Modern Day Slavery: Saving young lives from sex trafficking

Modern Day Slavery: Saving young lives from sex trafficking (Source: WEAR-TV)

Glittering lights and larger than life attractions draw 44 million visitors to Las Vegas Boulevard each year.

But that glitz and glamour is an open invitation for other activity.

"Hi, you guys, we are with The Big Search we are looking for our missing children here in Las Vegas would you like to take a flyer,” said Mary Ballinger, a volunteer with The Big Search.

Mary Ballinger is one of 250 volunteers taking part in the three-day effort.

It’s where people canvass the streets, handing out flyers and gathering tips, that’ll potentially lead them to males and females listed as missing by the state of Nevada.

Those missing have been identified by law enforcement as vulnerable, with a great chance of being exploited or sexually trafficked.

Brad Dennis is a co-founder of The Big Search.

He runs two anti-trafficking groups out of Pensacola, Florida called Two Rescue and Klaaskids.

“We do come out here because we have good partners with, like I said with the community, with the different foundations that exist out here,” said Dennis.

That includes Dennis’ relationship with Michael Bartell.

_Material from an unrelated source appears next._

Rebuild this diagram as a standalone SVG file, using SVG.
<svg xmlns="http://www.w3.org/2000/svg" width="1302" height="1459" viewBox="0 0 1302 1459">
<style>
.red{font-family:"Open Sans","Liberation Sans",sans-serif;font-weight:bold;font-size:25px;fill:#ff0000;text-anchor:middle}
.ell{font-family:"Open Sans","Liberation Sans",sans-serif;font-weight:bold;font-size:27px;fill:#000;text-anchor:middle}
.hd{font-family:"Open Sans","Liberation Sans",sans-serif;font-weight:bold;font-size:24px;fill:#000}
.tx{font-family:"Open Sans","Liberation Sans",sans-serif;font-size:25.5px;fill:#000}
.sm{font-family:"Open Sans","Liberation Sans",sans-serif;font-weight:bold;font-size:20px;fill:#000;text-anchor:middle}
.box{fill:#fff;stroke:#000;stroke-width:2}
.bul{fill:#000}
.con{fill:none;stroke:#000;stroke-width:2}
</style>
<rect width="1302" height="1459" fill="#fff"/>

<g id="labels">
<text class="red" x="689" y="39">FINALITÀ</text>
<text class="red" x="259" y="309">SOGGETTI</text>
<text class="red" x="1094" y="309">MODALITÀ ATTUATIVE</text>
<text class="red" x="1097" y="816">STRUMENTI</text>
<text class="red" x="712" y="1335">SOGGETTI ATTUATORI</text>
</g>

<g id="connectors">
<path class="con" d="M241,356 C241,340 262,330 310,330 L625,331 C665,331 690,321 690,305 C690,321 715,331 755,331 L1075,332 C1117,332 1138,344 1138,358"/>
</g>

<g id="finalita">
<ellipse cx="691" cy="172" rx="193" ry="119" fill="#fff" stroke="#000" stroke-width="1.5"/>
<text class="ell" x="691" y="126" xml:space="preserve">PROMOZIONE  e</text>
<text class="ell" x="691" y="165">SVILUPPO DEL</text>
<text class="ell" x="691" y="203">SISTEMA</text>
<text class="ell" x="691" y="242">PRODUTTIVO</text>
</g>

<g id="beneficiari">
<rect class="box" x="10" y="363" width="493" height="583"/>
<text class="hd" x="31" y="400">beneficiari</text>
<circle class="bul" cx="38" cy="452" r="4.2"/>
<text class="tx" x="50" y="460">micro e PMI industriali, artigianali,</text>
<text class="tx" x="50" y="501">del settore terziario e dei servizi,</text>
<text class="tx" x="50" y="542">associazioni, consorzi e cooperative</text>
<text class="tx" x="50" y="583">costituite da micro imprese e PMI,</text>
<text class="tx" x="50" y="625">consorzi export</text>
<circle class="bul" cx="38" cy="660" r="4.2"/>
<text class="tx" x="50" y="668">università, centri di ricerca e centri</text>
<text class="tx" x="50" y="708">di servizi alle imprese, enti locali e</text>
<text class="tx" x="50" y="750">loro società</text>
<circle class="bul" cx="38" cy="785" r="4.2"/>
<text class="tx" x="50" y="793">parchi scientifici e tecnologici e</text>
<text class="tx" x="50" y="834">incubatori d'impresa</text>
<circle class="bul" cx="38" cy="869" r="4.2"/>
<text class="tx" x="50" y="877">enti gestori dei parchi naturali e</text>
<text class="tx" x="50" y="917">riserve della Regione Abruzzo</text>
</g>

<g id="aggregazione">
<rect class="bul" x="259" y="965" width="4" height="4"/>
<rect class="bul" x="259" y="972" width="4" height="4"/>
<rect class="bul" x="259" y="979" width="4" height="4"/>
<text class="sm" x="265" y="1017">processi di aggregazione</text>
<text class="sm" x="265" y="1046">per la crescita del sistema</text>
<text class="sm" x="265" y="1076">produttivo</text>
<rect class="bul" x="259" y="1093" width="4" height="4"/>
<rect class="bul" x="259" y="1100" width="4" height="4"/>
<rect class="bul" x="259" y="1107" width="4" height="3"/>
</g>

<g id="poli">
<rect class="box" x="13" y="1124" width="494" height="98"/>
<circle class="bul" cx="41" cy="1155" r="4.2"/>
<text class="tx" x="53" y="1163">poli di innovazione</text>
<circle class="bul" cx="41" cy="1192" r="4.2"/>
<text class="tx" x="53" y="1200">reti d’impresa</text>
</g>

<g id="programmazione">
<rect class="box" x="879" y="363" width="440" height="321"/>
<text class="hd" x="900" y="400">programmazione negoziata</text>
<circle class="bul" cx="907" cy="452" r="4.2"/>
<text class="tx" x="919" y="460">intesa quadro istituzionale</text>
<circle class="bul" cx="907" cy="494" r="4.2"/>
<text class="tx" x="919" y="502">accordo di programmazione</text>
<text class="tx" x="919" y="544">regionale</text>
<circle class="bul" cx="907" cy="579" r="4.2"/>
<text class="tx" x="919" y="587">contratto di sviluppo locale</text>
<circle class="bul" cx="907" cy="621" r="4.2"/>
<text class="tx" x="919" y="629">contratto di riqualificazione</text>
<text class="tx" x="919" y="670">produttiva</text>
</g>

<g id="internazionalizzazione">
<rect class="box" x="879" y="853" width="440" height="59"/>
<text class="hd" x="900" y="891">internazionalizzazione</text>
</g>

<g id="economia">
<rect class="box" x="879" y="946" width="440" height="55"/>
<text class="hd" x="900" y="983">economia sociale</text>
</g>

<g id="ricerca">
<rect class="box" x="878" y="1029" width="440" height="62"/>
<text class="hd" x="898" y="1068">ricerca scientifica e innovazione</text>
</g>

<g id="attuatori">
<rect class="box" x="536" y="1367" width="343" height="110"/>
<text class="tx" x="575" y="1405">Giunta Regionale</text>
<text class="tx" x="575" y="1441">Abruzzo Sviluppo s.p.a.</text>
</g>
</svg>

Bartell runs the Vegas-based group Free International which is aimed to end sex and labor trafficking.

Bartell is the other founder of The Big Search. The men met in 2010.

"We joined Brad to do Super Bowl outreach around the Miami-Fort Lauderdale area to do Super Bowl outreach," said Bartell.

And the concept of conducting outreach efforts around the Super Bowl, that also originated from Dennis and his work with the Florida Coalition Against Human Trafficking in 2009.

"Unfortunately its like the perfect storm. It's not one game, it's not one day of an event, it's actually a whole week of events and this party atmosphere that's centered around money, right? And men,” said Dennis.

Up until two years ago, Dennis would travel with his team and other advocacy groups from different states, to the city hosting the super bowl.

"Now a lot of organizations and agencies really picked that mantle up. The FBI and law enforcement are doing tremendous, tremendous things," said Dennis.

Because of this groundswell Dennis and Bartell have shifted their focus to Las Vegas –in the days leading up to, and the days after the Super Bowl.

"There are certain spikes throughout the year and super bowl is one of them. Because Las Vegas has been one of the places where you can gamble on the game," said Bartell. "So, the more money that's flowing into this economy, the more pimps, traffickers will want their girls here to capitalize on that disposable income while they're here."

And that’s what volunteers like Mary Ballinger are betting on – in hopes of finding these faces in need of help.

Another important thing to note: The Super Bowl isn’t the only event that attracts sex trafficking, it can happen with any type of event that draws a big crowd.

Not just that, but trafficking occurs on a smaller scale – every single day of the year.